The prisoners were separated from the rest of the prison population three months ago on suspicion of using and hiding mobile phones.
“They were beaten pretty brutally. They had black bags put over their heads and their hands were cuffed behind their backs. Then they had to kneel as they were hit on their backs and thighs,” said the source, who spoke on condition of anonymity.
The prison authorities also used tasers to inflict further injuries on the prisoners, he added.
“It will take a long time to recover from the taser injuries,” he said, noting that some of the prisoners could no longer walk after being subjected to the sustained abuse.
Their ordeal began on May 21, when Tin Cho, a military officer who serves as the prison’s superintendent, decided to crack down on the use of phones smuggled into the prison by officials bribed by the prisoners’ families.
Two prison officers, Win Hlaing Soe and Myat Kyaw Thu, were assigned to oversee the “100-day project” to punish alleged offenders, according to Myanmar Now’s investigations.
More than 800 political prisoners, including both men and women, are being held in Myingyan Prison for their alleged anti-regime activities.

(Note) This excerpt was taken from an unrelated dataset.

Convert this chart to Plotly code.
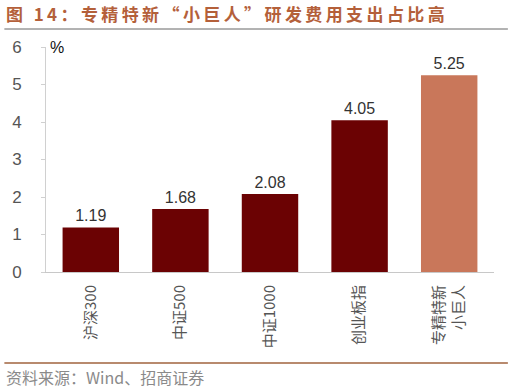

Most are local youths opposed to the junta that seized power in February 2021.
The prison’s most prominent detainee is Dr. Myint Naing, the ousted chief minister of Sagaing Region, who was transferred there in August of last year after being convicted on multiple charges of corruption and sentenced to a total of 25 years behind bars.
A number of doctors who joined the Civil Disobedience Movement against military rule and a photojournalist named Zaw Zaw are also being held there, as are 17 youths from Yangon’s Hlaing Tharyar Township who have been sentenced to death.
Among those who were placed in solitary confinement were Thet Maung Maung and Kyaw Gyi, both 28, who are serving long sentences for their alleged involvement in the anti-regime People’s Defence Force, and 51-year-old Kyaw Myo Tint, who has been sentenced to 23 years’ imprisonment for treason.
More than 100 prisoners were released from Myingyan Prison on August 1 as part of an amnesty announced by the junta, but most were serving short sentences.
According to the Assistance Association for Political Prisoners, 24,387 people have been arrested over the past two and a half years for opposing the regime, of whom 19, 872 remain in custody.